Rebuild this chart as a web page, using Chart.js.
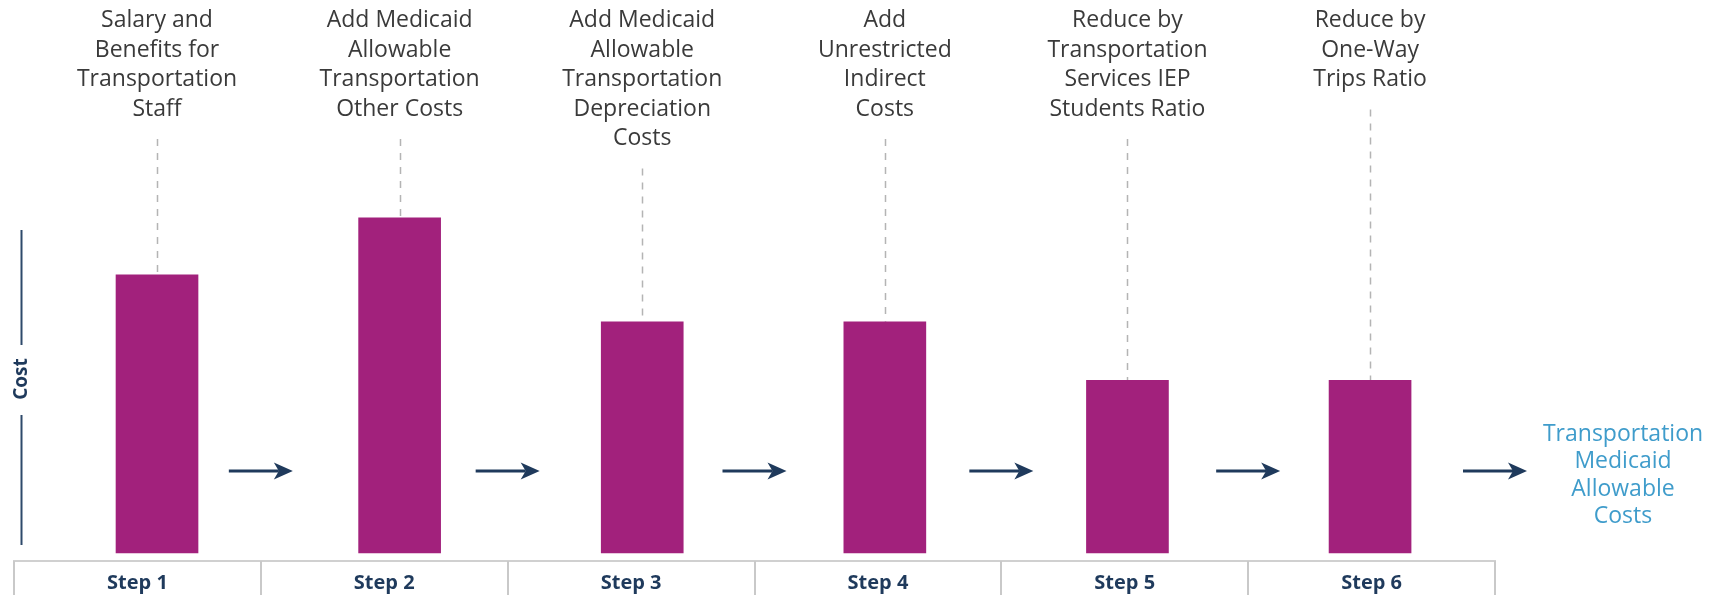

---

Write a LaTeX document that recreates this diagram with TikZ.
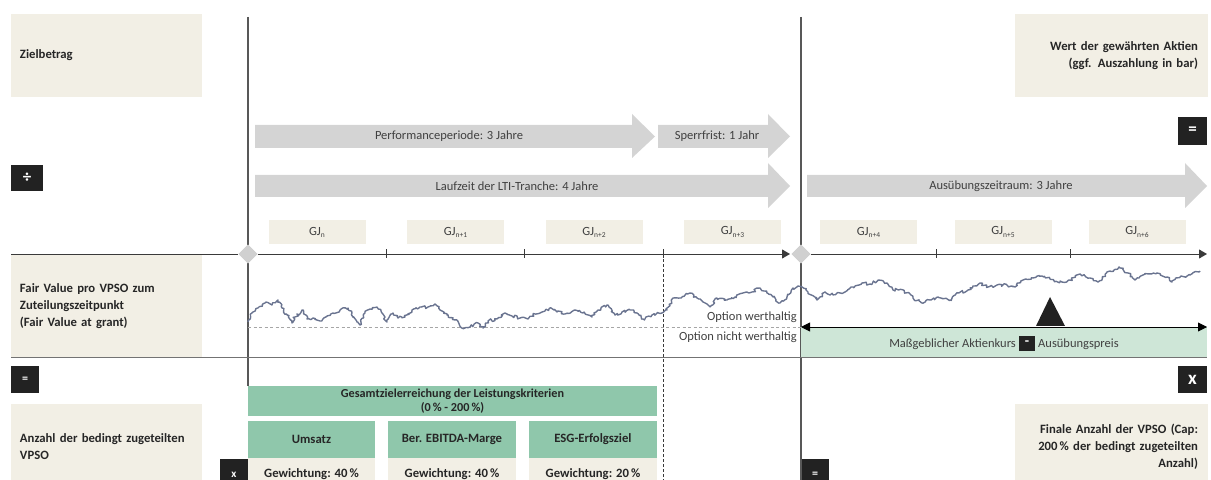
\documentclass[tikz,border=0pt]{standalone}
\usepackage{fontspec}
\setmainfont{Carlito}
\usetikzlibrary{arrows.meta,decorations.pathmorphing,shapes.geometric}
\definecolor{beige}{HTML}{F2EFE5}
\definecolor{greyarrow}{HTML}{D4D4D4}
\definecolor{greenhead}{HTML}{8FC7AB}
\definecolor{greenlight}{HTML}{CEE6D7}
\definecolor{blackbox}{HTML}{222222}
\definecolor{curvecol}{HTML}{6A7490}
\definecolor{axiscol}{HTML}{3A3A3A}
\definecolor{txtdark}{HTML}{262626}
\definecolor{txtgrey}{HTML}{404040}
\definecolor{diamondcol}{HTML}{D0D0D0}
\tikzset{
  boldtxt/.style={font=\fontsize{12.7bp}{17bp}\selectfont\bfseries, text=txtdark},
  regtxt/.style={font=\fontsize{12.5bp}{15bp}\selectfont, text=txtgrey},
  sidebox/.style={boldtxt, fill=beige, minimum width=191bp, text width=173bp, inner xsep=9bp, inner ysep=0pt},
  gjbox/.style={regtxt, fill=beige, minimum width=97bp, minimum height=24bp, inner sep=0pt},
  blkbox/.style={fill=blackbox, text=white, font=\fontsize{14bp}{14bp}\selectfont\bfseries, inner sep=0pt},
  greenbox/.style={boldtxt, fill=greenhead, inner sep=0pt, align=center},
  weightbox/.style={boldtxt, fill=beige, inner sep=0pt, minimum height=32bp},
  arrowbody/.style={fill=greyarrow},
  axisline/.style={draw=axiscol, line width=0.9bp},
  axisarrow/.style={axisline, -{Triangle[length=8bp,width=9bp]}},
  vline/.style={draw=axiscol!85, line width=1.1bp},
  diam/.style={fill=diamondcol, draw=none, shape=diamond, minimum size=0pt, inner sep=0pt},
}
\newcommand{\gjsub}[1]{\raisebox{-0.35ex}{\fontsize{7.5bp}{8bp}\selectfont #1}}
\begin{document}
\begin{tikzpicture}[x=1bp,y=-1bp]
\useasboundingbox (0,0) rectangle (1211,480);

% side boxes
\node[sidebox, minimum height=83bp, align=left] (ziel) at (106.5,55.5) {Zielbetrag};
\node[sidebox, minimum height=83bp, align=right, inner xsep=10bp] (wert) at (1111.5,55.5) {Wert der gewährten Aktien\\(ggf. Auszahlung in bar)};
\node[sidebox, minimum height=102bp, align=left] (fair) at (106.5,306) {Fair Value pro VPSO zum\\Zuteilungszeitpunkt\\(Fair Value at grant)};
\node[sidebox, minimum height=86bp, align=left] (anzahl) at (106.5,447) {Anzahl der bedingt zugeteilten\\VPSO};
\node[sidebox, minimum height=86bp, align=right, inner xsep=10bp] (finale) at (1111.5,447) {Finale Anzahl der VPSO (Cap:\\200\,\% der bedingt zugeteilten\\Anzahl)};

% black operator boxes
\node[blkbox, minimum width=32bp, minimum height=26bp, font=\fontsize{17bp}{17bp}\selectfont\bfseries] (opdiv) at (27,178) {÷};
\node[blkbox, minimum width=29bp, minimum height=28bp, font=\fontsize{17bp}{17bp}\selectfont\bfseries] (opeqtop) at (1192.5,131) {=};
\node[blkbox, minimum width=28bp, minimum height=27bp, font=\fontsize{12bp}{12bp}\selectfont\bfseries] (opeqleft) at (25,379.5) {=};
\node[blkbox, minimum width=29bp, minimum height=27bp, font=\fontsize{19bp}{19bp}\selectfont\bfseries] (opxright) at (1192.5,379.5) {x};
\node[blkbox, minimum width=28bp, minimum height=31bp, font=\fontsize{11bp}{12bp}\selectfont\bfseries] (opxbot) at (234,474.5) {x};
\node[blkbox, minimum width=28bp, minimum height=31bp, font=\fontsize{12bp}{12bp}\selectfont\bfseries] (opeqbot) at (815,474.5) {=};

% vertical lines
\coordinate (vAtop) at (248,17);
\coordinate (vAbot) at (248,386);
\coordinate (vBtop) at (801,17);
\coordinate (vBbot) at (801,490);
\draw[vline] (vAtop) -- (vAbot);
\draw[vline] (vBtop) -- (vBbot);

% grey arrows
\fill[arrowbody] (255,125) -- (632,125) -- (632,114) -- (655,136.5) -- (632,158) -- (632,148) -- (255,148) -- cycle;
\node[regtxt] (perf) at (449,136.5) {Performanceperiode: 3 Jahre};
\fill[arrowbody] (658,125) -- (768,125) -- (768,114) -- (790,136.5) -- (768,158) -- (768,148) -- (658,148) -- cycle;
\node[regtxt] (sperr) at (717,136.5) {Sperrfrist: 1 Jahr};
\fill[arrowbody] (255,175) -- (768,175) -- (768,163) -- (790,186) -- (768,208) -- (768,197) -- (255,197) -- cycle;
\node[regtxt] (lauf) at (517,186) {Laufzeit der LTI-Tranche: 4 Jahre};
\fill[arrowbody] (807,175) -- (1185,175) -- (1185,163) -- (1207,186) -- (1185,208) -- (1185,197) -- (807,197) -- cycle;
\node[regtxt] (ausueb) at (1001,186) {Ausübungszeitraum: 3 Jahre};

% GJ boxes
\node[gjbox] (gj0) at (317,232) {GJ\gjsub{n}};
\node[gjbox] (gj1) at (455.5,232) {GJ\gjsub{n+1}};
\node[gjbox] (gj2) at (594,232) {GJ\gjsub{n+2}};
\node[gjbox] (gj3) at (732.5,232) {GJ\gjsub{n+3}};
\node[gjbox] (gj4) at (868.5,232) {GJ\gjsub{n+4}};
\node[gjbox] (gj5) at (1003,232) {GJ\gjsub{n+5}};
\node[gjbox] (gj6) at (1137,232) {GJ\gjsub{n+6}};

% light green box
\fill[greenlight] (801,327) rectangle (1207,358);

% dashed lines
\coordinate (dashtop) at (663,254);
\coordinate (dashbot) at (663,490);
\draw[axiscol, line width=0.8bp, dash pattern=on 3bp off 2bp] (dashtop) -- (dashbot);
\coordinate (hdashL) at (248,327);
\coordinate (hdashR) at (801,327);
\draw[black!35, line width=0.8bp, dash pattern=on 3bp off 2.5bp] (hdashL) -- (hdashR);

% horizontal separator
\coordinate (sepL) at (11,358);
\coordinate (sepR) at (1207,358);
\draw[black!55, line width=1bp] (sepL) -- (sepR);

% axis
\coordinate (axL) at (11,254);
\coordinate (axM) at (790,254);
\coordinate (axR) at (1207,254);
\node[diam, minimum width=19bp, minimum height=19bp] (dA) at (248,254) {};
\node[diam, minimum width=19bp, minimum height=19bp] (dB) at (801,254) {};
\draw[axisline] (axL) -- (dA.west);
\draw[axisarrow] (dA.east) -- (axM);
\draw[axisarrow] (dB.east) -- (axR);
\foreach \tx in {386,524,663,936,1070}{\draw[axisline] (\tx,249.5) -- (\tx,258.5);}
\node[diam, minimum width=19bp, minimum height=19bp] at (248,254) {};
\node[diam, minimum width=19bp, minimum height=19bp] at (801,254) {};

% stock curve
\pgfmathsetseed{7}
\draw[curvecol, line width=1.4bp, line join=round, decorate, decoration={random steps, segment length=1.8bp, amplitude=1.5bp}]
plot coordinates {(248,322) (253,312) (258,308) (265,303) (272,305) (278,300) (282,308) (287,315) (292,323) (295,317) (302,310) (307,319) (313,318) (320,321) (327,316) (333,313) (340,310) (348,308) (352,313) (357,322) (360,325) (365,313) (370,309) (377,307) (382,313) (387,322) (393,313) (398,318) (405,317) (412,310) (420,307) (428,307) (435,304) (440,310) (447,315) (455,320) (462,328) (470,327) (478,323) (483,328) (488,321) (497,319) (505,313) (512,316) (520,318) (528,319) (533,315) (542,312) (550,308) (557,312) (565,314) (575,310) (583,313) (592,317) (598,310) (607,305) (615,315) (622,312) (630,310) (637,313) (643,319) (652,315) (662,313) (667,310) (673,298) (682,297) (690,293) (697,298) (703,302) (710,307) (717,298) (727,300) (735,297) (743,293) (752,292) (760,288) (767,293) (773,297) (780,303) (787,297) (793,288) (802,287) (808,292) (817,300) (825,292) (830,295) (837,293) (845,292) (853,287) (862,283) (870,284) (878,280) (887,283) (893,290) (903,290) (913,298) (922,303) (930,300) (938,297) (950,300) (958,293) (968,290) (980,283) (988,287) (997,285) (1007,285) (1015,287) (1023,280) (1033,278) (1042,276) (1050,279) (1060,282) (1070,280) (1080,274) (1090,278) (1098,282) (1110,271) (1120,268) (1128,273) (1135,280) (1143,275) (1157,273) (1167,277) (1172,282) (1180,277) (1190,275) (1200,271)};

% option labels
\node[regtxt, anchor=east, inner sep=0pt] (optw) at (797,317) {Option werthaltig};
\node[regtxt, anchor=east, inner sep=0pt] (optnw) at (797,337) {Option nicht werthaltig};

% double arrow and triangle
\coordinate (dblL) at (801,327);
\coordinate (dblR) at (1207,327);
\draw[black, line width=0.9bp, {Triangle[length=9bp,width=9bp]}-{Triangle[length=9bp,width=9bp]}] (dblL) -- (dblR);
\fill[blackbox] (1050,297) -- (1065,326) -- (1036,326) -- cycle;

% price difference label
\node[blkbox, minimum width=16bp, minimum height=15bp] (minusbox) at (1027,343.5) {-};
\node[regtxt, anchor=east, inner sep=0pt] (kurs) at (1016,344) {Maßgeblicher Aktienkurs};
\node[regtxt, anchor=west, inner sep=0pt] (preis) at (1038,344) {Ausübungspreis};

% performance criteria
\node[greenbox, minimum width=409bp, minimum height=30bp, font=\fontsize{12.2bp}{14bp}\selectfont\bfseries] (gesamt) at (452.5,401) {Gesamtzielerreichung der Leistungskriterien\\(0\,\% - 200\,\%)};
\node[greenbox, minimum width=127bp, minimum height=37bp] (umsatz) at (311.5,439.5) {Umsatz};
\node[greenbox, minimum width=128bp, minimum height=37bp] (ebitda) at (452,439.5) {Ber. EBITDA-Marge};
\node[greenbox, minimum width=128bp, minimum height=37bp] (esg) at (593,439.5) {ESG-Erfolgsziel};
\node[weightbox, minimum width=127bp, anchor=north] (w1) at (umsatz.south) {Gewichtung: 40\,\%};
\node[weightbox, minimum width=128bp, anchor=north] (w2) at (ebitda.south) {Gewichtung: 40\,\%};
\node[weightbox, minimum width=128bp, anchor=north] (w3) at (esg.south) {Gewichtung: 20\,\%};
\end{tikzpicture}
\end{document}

--

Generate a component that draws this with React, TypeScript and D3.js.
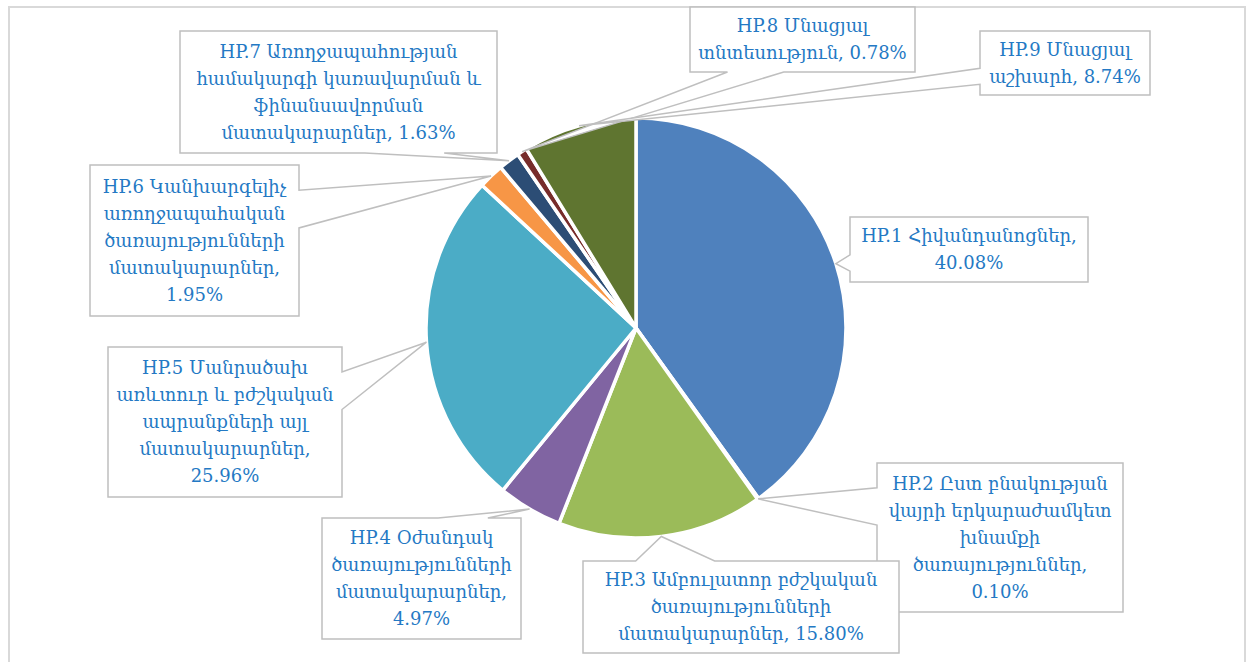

** GOAL **
Give again, word for word, the part that opens with the line containing "Write a LaTeX" and closes with the one containing "(0,0) rectangle (1211,480);". Include both of those lines and skip all pictures.

** COMPLETED TASK **
Write a LaTeX document that recreates this diagram with TikZ.
\documentclass[tikz,border=0pt]{standalone}
\usepackage{fontspec}
\setmainfont{Carlito}
\usetikzlibrary{arrows.meta,decorations.pathmorphing,shapes.geometric}
\definecolor{beige}{HTML}{F2EFE5}
\definecolor{greyarrow}{HTML}{D4D4D4}
\definecolor{greenhead}{HTML}{8FC7AB}
\definecolor{greenlight}{HTML}{CEE6D7}
\definecolor{blackbox}{HTML}{222222}
\definecolor{curvecol}{HTML}{6A7490}
\definecolor{axiscol}{HTML}{3A3A3A}
\definecolor{txtdark}{HTML}{262626}
\definecolor{txtgrey}{HTML}{404040}
\definecolor{diamondcol}{HTML}{D0D0D0}
\tikzset{
  boldtxt/.style={font=\fontsize{12.7bp}{17bp}\selectfont\bfseries, text=txtdark},
  regtxt/.style={font=\fontsize{12.5bp}{15bp}\selectfont, text=txtgrey},
  sidebox/.style={boldtxt, fill=beige, minimum width=191bp, text width=173bp, inner xsep=9bp, inner ysep=0pt},
  gjbox/.style={regtxt, fill=beige, minimum width=97bp, minimum height=24bp, inner sep=0pt},
  blkbox/.style={fill=blackbox, text=white, font=\fontsize{14bp}{14bp}\selectfont\bfseries, inner sep=0pt},
  greenbox/.style={boldtxt, fill=greenhead, inner sep=0pt, align=center},
  weightbox/.style={boldtxt, fill=beige, inner sep=0pt, minimum height=32bp},
  arrowbody/.style={fill=greyarrow},
  axisline/.style={draw=axiscol, line width=0.9bp},
  axisarrow/.style={axisline, -{Triangle[length=8bp,width=9bp]}},
  vline/.style={draw=axiscol!85, line width=1.1bp},
  diam/.style={fill=diamondcol, draw=none, shape=diamond, minimum size=0pt, inner sep=0pt},
}
\newcommand{\gjsub}[1]{\raisebox{-0.35ex}{\fontsize{7.5bp}{8bp}\selectfont #1}}
\begin{document}
\begin{tikzpicture}[x=1bp,y=-1bp]
\useasboundingbox (0,0) rectangle (1211,480);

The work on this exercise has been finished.